Our adaptive study approach automatically weighs your weak sections and adjusts question selection. This is particularly useful for a two-section exam where manually balancing study time is difficult.
Where Do the Sections Overlap?
Some content appears in both sections in different forms:
- Federal fair housing is primarily national, but Texas has additional requirements that can appear in the state section.
- Contract fundamentals (offer, acceptance, consideration) appear nationally; the application to Texas-promulgated forms appears in the state section.
- Agency theory (principal, fiduciary, types of agency) is national; Texas-specific intermediary rules are in the state section.
- Math is distributed across both sections. Commission splits, prorations, area, LTV, and cap rate calculations appear in both, though the context (e.g., Texas-specific closing expenses) may differ.
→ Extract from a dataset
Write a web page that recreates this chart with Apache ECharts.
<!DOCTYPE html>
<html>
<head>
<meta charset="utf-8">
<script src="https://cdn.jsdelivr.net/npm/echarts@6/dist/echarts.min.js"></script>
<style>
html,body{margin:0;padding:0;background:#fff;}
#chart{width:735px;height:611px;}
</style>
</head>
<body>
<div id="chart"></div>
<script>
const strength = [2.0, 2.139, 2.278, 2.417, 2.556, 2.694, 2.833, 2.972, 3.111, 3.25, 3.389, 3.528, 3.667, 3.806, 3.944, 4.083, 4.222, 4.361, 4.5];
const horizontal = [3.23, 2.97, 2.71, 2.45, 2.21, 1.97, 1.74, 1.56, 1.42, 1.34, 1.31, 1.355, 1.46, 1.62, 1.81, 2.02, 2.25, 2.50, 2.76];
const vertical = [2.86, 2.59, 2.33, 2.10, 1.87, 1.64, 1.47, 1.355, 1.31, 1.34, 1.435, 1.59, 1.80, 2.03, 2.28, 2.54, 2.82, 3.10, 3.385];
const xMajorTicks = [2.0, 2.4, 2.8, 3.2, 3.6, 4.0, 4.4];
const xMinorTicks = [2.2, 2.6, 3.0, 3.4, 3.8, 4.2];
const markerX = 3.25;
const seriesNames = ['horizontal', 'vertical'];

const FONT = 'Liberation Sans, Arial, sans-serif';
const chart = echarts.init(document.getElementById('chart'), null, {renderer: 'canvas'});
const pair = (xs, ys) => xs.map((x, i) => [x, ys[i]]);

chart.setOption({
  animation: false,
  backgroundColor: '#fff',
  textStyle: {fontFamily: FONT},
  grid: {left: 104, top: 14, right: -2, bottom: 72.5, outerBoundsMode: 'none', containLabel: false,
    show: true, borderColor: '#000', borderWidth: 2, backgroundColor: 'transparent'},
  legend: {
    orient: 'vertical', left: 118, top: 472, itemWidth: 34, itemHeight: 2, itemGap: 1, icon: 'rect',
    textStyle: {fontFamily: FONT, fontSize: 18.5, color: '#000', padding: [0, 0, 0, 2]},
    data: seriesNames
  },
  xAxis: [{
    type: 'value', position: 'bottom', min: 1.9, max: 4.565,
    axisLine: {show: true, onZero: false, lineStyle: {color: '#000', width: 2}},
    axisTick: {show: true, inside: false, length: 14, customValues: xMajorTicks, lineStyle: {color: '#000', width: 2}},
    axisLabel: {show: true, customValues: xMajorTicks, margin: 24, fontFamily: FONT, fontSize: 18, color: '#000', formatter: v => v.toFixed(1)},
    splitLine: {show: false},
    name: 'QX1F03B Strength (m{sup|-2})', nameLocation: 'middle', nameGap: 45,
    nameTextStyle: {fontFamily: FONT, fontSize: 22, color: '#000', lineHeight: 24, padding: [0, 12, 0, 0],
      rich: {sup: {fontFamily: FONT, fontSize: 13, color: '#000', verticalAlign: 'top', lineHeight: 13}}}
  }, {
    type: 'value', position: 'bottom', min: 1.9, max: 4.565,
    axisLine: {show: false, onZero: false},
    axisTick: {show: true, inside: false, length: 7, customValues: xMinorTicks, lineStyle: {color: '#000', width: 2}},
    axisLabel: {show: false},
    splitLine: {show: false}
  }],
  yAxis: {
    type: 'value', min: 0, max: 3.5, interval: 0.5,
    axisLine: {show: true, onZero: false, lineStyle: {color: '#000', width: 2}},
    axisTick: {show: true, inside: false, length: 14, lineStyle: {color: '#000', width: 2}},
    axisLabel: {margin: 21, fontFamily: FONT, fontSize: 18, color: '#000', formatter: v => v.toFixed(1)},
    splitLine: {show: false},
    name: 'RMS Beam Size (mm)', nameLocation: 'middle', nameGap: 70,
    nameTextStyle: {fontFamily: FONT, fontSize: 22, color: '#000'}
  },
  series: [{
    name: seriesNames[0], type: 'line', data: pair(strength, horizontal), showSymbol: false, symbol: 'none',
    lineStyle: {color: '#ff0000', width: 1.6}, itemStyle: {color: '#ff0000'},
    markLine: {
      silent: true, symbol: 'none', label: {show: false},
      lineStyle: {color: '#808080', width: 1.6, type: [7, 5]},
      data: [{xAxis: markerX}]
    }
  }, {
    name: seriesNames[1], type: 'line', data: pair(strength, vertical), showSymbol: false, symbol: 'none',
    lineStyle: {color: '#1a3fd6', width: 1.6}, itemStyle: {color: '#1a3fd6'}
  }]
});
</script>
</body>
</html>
The overlap is not perfect redundancy — the same concept may be tested from different angles in each section. A candidate who understands the underlying concept can handle both.
FAQs
- Can I pass one section and not the other?
- Yes. If you pass one section but fail the other, you retake only the failed section during your eligibility window. This is common for candidates who prepare heavily on one area and under-invest on the other. It is also a reason the score report is useful — it tells you exactly where you stood on each section.
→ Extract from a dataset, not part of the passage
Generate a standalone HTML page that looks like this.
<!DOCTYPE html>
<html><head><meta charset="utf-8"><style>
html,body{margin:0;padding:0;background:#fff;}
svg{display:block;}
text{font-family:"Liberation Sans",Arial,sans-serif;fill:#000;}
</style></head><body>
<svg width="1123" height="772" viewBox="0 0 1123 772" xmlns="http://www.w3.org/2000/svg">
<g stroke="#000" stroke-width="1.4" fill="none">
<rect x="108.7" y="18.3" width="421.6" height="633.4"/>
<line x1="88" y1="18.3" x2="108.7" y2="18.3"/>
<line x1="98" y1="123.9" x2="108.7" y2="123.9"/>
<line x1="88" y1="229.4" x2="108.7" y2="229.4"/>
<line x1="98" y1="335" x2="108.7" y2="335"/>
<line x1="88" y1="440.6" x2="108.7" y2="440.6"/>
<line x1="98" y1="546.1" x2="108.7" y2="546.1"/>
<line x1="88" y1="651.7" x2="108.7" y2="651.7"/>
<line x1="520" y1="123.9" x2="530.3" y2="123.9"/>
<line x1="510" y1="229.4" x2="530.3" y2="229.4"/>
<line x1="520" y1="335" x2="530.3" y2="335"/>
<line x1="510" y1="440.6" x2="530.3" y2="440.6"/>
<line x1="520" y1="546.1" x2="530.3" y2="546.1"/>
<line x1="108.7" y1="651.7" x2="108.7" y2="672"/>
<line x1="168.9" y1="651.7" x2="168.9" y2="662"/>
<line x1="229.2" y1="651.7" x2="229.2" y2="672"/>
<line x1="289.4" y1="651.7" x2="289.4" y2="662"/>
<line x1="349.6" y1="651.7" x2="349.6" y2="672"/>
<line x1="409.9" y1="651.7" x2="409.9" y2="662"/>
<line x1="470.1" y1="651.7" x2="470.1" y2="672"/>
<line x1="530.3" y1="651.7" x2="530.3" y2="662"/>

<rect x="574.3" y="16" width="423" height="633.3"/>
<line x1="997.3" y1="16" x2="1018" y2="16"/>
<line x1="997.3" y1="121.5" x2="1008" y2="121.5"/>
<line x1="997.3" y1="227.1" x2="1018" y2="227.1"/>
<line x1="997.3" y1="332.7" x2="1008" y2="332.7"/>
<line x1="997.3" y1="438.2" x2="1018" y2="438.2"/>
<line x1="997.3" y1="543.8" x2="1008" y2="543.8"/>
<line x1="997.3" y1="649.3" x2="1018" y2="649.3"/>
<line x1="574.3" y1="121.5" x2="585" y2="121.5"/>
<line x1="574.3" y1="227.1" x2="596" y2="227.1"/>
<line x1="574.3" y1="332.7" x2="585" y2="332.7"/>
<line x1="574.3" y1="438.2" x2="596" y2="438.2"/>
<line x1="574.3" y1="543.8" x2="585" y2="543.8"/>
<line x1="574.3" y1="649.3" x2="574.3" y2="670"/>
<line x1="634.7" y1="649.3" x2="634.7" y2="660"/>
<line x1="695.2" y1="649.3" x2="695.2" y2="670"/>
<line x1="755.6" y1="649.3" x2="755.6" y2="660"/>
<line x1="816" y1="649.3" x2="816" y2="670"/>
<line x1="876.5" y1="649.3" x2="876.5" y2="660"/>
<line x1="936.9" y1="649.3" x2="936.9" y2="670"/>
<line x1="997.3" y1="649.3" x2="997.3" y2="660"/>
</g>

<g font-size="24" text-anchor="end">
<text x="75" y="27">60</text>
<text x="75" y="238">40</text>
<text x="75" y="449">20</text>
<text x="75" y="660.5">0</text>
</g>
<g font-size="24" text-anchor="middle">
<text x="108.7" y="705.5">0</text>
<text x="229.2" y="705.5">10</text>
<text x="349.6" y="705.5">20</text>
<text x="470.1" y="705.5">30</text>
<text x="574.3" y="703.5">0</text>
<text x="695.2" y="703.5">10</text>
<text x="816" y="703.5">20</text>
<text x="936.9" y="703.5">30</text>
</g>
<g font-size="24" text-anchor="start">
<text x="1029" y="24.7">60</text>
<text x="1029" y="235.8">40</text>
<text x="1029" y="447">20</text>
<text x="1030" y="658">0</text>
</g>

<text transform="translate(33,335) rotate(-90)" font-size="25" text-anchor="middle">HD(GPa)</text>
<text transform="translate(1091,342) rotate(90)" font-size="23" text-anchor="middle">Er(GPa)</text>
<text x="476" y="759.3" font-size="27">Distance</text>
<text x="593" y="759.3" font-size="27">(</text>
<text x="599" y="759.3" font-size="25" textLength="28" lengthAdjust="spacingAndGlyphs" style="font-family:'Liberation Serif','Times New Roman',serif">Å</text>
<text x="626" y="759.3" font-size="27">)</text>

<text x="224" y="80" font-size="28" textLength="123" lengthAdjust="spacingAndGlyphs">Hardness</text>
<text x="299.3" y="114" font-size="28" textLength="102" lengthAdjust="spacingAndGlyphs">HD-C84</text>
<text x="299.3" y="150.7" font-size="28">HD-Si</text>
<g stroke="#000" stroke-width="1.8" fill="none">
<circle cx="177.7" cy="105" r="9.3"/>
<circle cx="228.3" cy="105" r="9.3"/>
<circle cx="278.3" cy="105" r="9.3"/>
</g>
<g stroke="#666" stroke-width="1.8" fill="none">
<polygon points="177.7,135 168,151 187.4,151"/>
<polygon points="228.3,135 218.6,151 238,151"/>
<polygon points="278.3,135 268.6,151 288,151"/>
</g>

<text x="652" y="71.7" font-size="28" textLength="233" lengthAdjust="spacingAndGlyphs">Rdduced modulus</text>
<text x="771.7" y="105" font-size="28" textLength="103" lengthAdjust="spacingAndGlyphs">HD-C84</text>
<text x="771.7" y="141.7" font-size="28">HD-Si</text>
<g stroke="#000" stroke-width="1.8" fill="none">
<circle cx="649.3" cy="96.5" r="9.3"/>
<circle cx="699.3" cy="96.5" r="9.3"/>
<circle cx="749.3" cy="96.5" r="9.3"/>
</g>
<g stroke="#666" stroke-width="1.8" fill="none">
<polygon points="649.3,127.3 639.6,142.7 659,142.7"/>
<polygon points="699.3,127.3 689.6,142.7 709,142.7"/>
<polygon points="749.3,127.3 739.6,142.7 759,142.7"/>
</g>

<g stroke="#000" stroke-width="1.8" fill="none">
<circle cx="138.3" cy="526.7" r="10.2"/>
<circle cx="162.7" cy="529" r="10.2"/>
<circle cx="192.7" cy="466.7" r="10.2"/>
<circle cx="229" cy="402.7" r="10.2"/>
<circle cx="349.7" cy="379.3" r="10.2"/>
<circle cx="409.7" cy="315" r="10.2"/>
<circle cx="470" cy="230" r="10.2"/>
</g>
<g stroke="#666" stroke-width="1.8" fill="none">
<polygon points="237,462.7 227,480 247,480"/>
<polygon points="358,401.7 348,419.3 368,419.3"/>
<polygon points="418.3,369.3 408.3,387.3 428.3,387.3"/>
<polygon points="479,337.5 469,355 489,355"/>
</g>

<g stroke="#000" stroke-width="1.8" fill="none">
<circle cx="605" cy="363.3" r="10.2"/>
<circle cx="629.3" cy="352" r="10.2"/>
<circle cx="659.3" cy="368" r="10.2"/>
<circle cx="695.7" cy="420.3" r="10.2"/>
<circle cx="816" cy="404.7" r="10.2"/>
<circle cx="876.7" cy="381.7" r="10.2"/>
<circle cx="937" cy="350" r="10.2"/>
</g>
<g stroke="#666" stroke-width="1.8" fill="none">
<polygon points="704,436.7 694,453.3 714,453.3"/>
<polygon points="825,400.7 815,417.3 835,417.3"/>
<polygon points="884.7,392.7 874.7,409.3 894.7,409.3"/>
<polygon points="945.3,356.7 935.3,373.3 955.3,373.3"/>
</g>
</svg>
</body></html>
- Is the national section the same across states?
- The national portion of the Texas exam is similar in scope to the national portion of exams in other states, but not identical. Each state contracts with a testing provider (Pearson VUE in Texas) that builds the national section against that state's approved content. The concepts are largely the same; exact question pools differ. Prior passage of a national section in another state does not exempt you from the Texas exam.
- Does Texas have reciprocity with other states?
- Texas has a process for out-of-state licensees that can reduce some education requirements, but passing the Texas state section of the exam is generally still required. Check TREC's current policies for specifics based on your prior licensing state, as these policies can change.
- Why is the state section considered harder?
- Pass rate data suggests the state section trips up more candidates than the national section, despite being smaller. The leading factors are density of unique Texas content, under-investment by candidates using nationally focused study materials, and specific tested items like IABS and TREC-promulgated forms that require direct exposure to learn well.
- Can I study only the state section if I already passed a national exam elsewhere?
- This is risky. While your national knowledge may be strong, the Texas exam still includes the national section, and it rotates question forms. Most candidates benefit from a light review of the national portion — enough to confirm that the Texas version does not have areas you forgot — even if the bulk of study time goes to the state section.
Source: TREC Candidate Handbook (trec.texas.gov). Section content, structure, and Texas-specific materials (TRELA, TREC rules, IABS, promulgated forms) verified against the TREC candidate information bulletin and Texas Real Estate License Act, based on publicly available information as of 2026.